Field system, Athdown, Co. Wicklow
Co. Wicklow |
Ritual/Ceremonial
Beneath the surface of a working Wicklow landscape, the ghost of an older way of farming persists in the form of low earthen banks that carve a hillside into long, orderly strips.
The field system at Athdown covers roughly 3.75 hectares, its rectilinear plots running down a pronounced slope in a pattern that cuts straight across the boundaries of the modern fields laid out around them. That disjunction, old geometry colliding with new, is what gives the site its quietly disorienting quality.

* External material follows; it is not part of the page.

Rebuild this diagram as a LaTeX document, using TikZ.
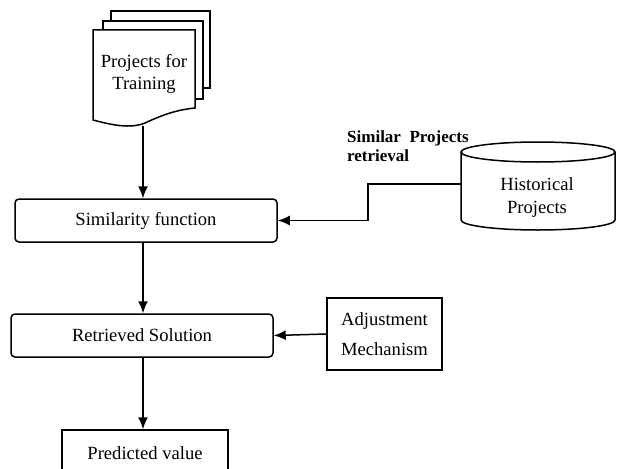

The layout points to a form of land organisation that pre-dates the consolidation of holdings associated with later agricultural improvement. On the southern side of the site, the character of the remains shifts noticeably: here there are irregular fields alongside the traces of a small clachan, the Irish term for a loose cluster of dwellings, typically associated with a form of communal or family-based settlement that once dotted the rural landscape before clearance and famine reshaped it. The combination of the two elements, the ordered rectilinear plots running downslope and the more organic cluster of settlement to the south, suggests a place where arable management and domestic life once occupied the same ground. By 2006, however, the area had been ploughed and planted in forestry, a process that will have disturbed the uppermost layers of whatever archaeological deposit survived and now obscures much of what remains beneath a canopy of young trees.